● Data
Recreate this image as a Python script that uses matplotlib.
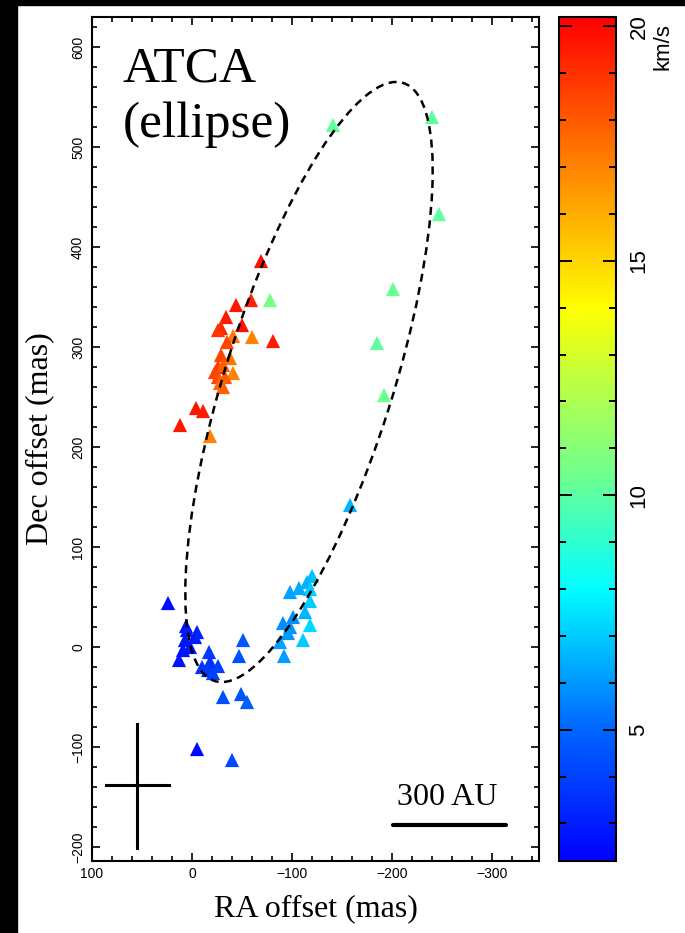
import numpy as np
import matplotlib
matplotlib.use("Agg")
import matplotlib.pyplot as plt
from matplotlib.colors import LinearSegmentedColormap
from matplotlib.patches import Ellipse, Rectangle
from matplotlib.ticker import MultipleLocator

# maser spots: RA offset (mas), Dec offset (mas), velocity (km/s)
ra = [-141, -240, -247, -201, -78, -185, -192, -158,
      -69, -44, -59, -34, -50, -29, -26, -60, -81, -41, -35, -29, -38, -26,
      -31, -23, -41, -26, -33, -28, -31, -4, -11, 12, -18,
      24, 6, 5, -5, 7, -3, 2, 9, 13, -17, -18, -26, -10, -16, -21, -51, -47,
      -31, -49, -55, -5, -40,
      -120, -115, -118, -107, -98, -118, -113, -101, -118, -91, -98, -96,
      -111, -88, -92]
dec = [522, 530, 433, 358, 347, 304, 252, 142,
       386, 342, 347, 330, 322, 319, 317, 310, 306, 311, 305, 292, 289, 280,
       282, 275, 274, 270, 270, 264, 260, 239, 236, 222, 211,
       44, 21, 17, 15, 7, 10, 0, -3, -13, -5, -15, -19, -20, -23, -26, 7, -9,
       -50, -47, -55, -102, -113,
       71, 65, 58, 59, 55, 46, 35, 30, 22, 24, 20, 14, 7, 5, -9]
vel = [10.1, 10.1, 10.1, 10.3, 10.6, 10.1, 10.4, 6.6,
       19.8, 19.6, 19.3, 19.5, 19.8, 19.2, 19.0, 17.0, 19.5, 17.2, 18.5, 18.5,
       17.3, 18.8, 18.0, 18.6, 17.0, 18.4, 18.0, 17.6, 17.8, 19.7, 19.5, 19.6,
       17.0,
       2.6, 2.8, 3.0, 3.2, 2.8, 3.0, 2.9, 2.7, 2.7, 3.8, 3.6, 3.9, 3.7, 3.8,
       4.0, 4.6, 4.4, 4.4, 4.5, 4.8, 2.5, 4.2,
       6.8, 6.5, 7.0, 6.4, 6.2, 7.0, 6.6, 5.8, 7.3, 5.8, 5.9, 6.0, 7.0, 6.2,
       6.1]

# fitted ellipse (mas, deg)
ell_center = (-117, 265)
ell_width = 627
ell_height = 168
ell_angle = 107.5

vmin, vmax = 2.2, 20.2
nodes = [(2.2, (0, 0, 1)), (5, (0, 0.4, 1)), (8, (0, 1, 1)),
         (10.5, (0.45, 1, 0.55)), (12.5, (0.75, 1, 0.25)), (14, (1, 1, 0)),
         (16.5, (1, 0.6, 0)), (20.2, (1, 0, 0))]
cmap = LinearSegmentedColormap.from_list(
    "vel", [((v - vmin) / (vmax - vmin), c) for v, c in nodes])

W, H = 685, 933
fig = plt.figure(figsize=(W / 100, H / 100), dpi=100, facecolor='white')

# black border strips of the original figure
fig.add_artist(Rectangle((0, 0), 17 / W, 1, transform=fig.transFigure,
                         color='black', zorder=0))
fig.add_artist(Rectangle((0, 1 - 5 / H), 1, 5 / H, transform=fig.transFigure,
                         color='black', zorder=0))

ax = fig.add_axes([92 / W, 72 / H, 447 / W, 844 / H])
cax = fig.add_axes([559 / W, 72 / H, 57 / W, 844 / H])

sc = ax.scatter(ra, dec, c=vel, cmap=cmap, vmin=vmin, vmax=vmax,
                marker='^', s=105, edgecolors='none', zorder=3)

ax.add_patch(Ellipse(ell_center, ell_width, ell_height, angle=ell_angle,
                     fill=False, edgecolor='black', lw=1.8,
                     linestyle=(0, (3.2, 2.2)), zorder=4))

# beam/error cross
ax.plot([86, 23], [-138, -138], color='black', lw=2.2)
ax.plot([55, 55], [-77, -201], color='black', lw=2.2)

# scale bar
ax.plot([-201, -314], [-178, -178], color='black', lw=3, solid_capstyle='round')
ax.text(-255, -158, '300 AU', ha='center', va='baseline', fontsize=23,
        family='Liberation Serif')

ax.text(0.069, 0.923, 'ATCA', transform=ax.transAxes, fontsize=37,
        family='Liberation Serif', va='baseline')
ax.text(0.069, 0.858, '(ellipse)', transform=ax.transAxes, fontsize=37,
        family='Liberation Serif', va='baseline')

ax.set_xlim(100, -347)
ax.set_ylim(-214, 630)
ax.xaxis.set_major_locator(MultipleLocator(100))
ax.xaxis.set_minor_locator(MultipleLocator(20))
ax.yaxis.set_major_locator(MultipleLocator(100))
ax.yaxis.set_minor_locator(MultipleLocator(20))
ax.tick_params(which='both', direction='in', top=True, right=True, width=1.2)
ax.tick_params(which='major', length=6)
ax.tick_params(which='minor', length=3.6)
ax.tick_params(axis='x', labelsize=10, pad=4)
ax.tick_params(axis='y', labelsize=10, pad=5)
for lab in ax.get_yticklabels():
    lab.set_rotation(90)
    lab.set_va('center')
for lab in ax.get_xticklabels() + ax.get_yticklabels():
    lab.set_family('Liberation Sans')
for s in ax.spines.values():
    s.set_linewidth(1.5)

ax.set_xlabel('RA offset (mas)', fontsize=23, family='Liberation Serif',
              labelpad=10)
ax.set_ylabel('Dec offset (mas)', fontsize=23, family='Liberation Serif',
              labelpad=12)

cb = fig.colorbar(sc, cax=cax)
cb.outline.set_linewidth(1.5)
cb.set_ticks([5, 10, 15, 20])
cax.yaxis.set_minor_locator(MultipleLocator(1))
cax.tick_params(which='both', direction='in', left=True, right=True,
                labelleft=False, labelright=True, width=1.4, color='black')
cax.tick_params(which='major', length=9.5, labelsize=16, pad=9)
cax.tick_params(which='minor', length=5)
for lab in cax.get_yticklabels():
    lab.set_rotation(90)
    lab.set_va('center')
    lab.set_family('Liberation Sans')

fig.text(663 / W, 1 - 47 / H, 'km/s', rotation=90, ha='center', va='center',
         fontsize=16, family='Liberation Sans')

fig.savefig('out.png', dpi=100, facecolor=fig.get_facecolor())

● The problem
Your task is to restate word for word the lines from the top of the data to the line containing "from matplotlib.ticker import MultipleLocator", both ends included, with every picture left out.

● Exercise result
Recreate this image as a Python script that uses matplotlib.
import numpy as np
import matplotlib
matplotlib.use("Agg")
import matplotlib.pyplot as plt
from matplotlib.colors import LinearSegmentedColormap
from matplotlib.patches import Ellipse, Rectangle
from matplotlib.ticker import MultipleLocator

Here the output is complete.